• [Stated task]:
Go through the data and copy every line exactly, but not the images.

• [Collected data]:
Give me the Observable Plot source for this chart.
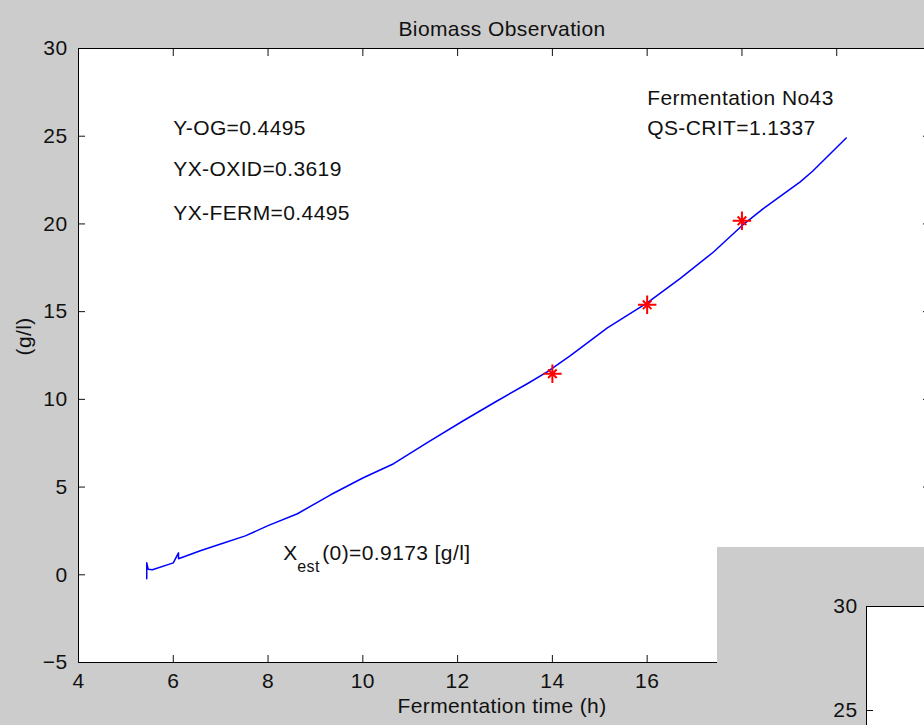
<!DOCTYPE html>
<html>
<head>
<meta charset="utf-8">
<script src="https://cdn.jsdelivr.net/npm/d3@7"></script>
<script src="https://cdn.jsdelivr.net/npm/@observablehq/plot@0.6"></script>
<style>
  html, body { margin: 0; padding: 0; background: #cccccc; overflow: hidden; }
  #wrap { position: relative; width: 924px; height: 725px; overflow: hidden; background: #cccccc; }
  #main { position: absolute; left: 0; top: 0; width: 931px; height: 725px; }
  #win2 { position: absolute; left: 717px; top: 547px; width: 207px; height: 178px; overflow: hidden; background: #cccccc; }
  #win2 > div { width: 320px; height: 277px; }
</style>
</head>
<body>
<div id="wrap">
  <div id="main"></div>
  <div id="win2"><div id="win2in"></div></div>
</div>
<script>
// ---- data ----
const xTicks = [4, 6, 8, 10, 12, 14, 16, 18, 20, 22];
const xTickLabels = [4, 6, 8, 10, 12, 14, 16];   // labels visible (others hidden under the second window)
const yTicks = [-5, 0, 5, 10, 15, 20, 25, 30];

const timeH = [5.44, 5.44, 5.47, 5.56, 6.0, 6.11, 6.11, 6.57, 7.0, 7.52, 8.0, 8.62, 9.32, 10.01, 10.65, 11.36, 12.12, 12.84, 13.47, 13.89, 14.38, 15.16, 16.0, 16.7, 17.4, 18.0, 18.45, 19.23, 19.49, 20.2];
const biomass = [-0.23, 0.68, 0.32, 0.29, 0.68, 1.25, 0.91, 1.37, 1.75, 2.22, 2.8, 3.48, 4.56, 5.53, 6.33, 7.53, 8.78, 9.92, 10.89, 11.57, 12.49, 14.08, 15.5, 16.9, 18.4, 19.9, 20.87, 22.4, 23.0, 24.9];

const sampleTime = [14, 16, 18];
const sampleBiomass = [11.46, 15.39, 20.18];

const notes = ["Y-OG=0.4495", "YX-OXID=0.3619", "YX-FERM=0.4495", "Fermentation No43", "QS-CRIT=1.1337"];
const noteX = [6, 6, 6, 16, 16];
const noteY = [25.45, 23.1, 20.6, 27.15, 25.45];

const estParts = ["X", "est", "(0)=0.9173 [g/l]"];
const estX = 8.32;
const estY = 1.22;

const win2Ticks = [25, 30];

// ---- build ----
const curve = timeH.map((t, i) => ({t, b: biomass[i]}));
const samples = sampleTime.map((t, i) => ({t, b: sampleBiomass[i]}));

const font = "'Liberation Sans', Arial, sans-serif";
const ink = "#111";
const baseStyle = {background: "#cccccc", fontFamily: font, fontSize: "21px", color: ink, maxWidth: "none", letterSpacing: "0.4px"};

const main = Plot.plot({
  width: 931,
  height: 725,
  marginLeft: 78,
  marginRight: 0,
  marginTop: 48,
  marginBottom: 63,
  style: baseStyle,
  x: {domain: [4, 22], label: null},
  y: {domain: [-5, 30], label: null},
  marks: [
    Plot.frame({fill: "white", stroke: null}),
    Plot.axisX({anchor: "bottom", ticks: xTicks, tickSize: -7, tickFormat: () => "", label: null}),
    Plot.axisX({anchor: "bottom", ticks: xTickLabels, tickSize: 0, tickPadding: 11, label: null, fontSize: 21}),
    Plot.axisX({anchor: "top", ticks: xTicks, tickSize: -7, tickFormat: () => "", label: null}),
    Plot.axisY({anchor: "left", ticks: yTicks, tickSize: -7, tickPadding: 18, label: null, fontSize: 21}),
    Plot.axisY({anchor: "right", ticks: yTicks, tickSize: -9, tickFormat: () => "", label: null}),
    Plot.line(curve, {x: "t", y: "b", stroke: "#0000ff", strokeWidth: 1.5}),
    Plot.dot(samples, {x: "t", y: "b", symbol: "plus", r: 6, stroke: "#ff0000", strokeWidth: 2}),
    Plot.dot(samples, {x: "t", y: "b", symbol: "times", r: 4, stroke: "#ff0000", strokeWidth: 2}),
    Plot.text(notes, {x: (d, i) => noteX[i], y: (d, i) => noteY[i], text: d => d, textAnchor: "start", fontSize: 21, fill: ink}),
    Plot.text([estParts[0]], {x: () => estX, y: () => estY, text: d => d, textAnchor: "start", fontSize: 21, fill: ink}),
    Plot.text([estParts[1]], {x: () => estX, y: () => estY, text: d => d, textAnchor: "start", dx: 14, dy: 13, fontSize: 16, fill: ink}),
    Plot.text([estParts[2]], {x: () => estX, y: () => estY, text: d => d, textAnchor: "start", dx: 39, fontSize: 21, fill: ink}),
    Plot.text(["Biomass Observation"], {frameAnchor: "top", dx: -3, dy: -27, text: d => d, fontSize: 21, fill: ink}),
    Plot.text(["(g/l)"], {frameAnchor: "left", dx: -54, rotate: -90, text: d => d, fontSize: 21, fill: ink}),
    Plot.text(["Fermentation time (h)"], {frameAnchor: "bottom", dx: -3, dy: 50, text: d => d, fontSize: 21, fill: ink}),
    Plot.frame({stroke: "#000", strokeWidth: 1})
  ]
});
document.getElementById("main").appendChild(main);

const win2 = Plot.plot({
  width: 320,
  height: 277,
  marginLeft: 149,
  marginRight: 0,
  marginTop: 59,
  marginBottom: 10,
  style: baseStyle,
  x: {domain: [0, 1], axis: null},
  y: {domain: [20, 30], label: null},
  marks: [
    Plot.frame({fill: "white", stroke: null}),
    Plot.axisY({anchor: "left", ticks: win2Ticks, tickSize: -7, tickPadding: 16, label: null, fontSize: 21}),
    Plot.frame({stroke: "#000", strokeWidth: 1})
  ]
});
document.getElementById("win2in").appendChild(win2);
</script>
</body>
</html>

• [Output of the exercise]:
Give me the Observable Plot source for this chart.
<!DOCTYPE html>
<html>
<head>
<meta charset="utf-8">
<script src="https://cdn.jsdelivr.net/npm/d3@7"></script>
<script src="https://cdn.jsdelivr.net/npm/@observablehq/plot@0.6"></script>
<style>
  html, body { margin: 0; padding: 0; background: #cccccc; overflow: hidden; }
  #wrap { position: relative; width: 924px; height: 725px; overflow: hidden; background: #cccccc; }
  #main { position: absolute; left: 0; top: 0; width: 931px; height: 725px; }
  #win2 { position: absolute; left: 717px; top: 547px; width: 207px; height: 178px; overflow: hidden; background: #cccccc; }
  #win2 > div { width: 320px; height: 277px; }
</style>
</head>
<body>
<div id="wrap">
  <div id="main"></div>
  <div id="win2"><div id="win2in"></div></div>
</div>
<script>
// ---- data ----
const xTicks = [4, 6, 8, 10, 12, 14, 16, 18, 20, 22];
const xTickLabels = [4, 6, 8, 10, 12, 14, 16];   // labels visible (others hidden under the second window)
const yTicks = [-5, 0, 5, 10, 15, 20, 25, 30];

const timeH = [5.44, 5.44, 5.47, 5.56, 6.0, 6.11, 6.11, 6.57, 7.0, 7.52, 8.0, 8.62, 9.32, 10.01, 10.65, 11.36, 12.12, 12.84, 13.47, 13.89, 14.38, 15.16, 16.0, 16.7, 17.4, 18.0, 18.45, 19.23, 19.49, 20.2];
const biomass = [-0.23, 0.68, 0.32, 0.29, 0.68, 1.25, 0.91, 1.37, 1.75, 2.22, 2.8, 3.48, 4.56, 5.53, 6.33, 7.53, 8.78, 9.92, 10.89, 11.57, 12.49, 14.08, 15.5, 16.9, 18.4, 19.9, 20.87, 22.4, 23.0, 24.9];

const sampleTime = [14, 16, 18];
const sampleBiomass = [11.46, 15.39, 20.18];

const notes = ["Y-OG=0.4495", "YX-OXID=0.3619", "YX-FERM=0.4495", "Fermentation No43", "QS-CRIT=1.1337"];
const noteX = [6, 6, 6, 16, 16];
const noteY = [25.45, 23.1, 20.6, 27.15, 25.45];

const estParts = ["X", "est", "(0)=0.9173 [g/l]"];
const estX = 8.32;
const estY = 1.22;

const win2Ticks = [25, 30];

// ---- build ----
const curve = timeH.map((t, i) => ({t, b: biomass[i]}));
const samples = sampleTime.map((t, i) => ({t, b: sampleBiomass[i]}));

const font = "'Liberation Sans', Arial, sans-serif";
const ink = "#111";
const baseStyle = {background: "#cccccc", fontFamily: font, fontSize: "21px", color: ink, maxWidth: "none", letterSpacing: "0.4px"};

const main = Plot.plot({
  width: 931,
  height: 725,
  marginLeft: 78,
  marginRight: 0,
  marginTop: 48,
  marginBottom: 63,
  style: baseStyle,
  x: {domain: [4, 22], label: null},
  y: {domain: [-5, 30], label: null},
  marks: [
    Plot.frame({fill: "white", stroke: null}),
    Plot.axisX({anchor: "bottom", ticks: xTicks, tickSize: -7, tickFormat: () => "", label: null}),
    Plot.axisX({anchor: "bottom", ticks: xTickLabels, tickSize: 0, tickPadding: 11, label: null, fontSize: 21}),
    Plot.axisX({anchor: "top", ticks: xTicks, tickSize: -7, tickFormat: () => "", label: null}),
    Plot.axisY({anchor: "left", ticks: yTicks, tickSize: -7, tickPadding: 18, label: null, fontSize: 21}),
    Plot.axisY({anchor: "right", ticks: yTicks, tickSize: -9, tickFormat: () => "", label: null}),
    Plot.line(curve, {x: "t", y: "b", stroke: "#0000ff", strokeWidth: 1.5}),
    Plot.dot(samples, {x: "t", y: "b", symbol: "plus", r: 6, stroke: "#ff0000", strokeWidth: 2}),
    Plot.dot(samples, {x: "t", y: "b", symbol: "times", r: 4, stroke: "#ff0000", strokeWidth: 2}),
    Plot.text(notes, {x: (d, i) => noteX[i], y: (d, i) => noteY[i], text: d => d, textAnchor: "start", fontSize: 21, fill: ink}),
    Plot.text([estParts[0]], {x: () => estX, y: () => estY, text: d => d, textAnchor: "start", fontSize: 21, fill: ink}),
    Plot.text([estParts[1]], {x: () => estX, y: () => estY, text: d => d, textAnchor: "start", dx: 14, dy: 13, fontSize: 16, fill: ink}),
    Plot.text([estParts[2]], {x: () => estX, y: () => estY, text: d => d, textAnchor: "start", dx: 39, fontSize: 21, fill: ink}),
    Plot.text(["Biomass Observation"], {frameAnchor: "top", dx: -3, dy: -27, text: d => d, fontSize: 21, fill: ink}),
    Plot.text(["(g/l)"], {frameAnchor: "left", dx: -54, rotate: -90, text: d => d, fontSize: 21, fill: ink}),
    Plot.text(["Fermentation time (h)"], {frameAnchor: "bottom", dx: -3, dy: 50, text: d => d, fontSize: 21, fill: ink}),
    Plot.frame({stroke: "#000", strokeWidth: 1})
  ]
});
document.getElementById("main").appendChild(main);

const win2 = Plot.plot({
  width: 320,
  height: 277,
  marginLeft: 149,
  marginRight: 0,
  marginTop: 59,
  marginBottom: 10,
  style: baseStyle,
  x: {domain: [0, 1], axis: null},
  y: {domain: [20, 30], label: null},
  marks: [
    Plot.frame({fill: "white", stroke: null}),
    Plot.axisY({anchor: "left", ticks: win2Ticks, tickSize: -7, tickPadding: 16, label: null, fontSize: 21}),
    Plot.frame({stroke: "#000", strokeWidth: 1})
  ]
});
document.getElementById("win2in").appendChild(win2);
</script>
</body>
</html>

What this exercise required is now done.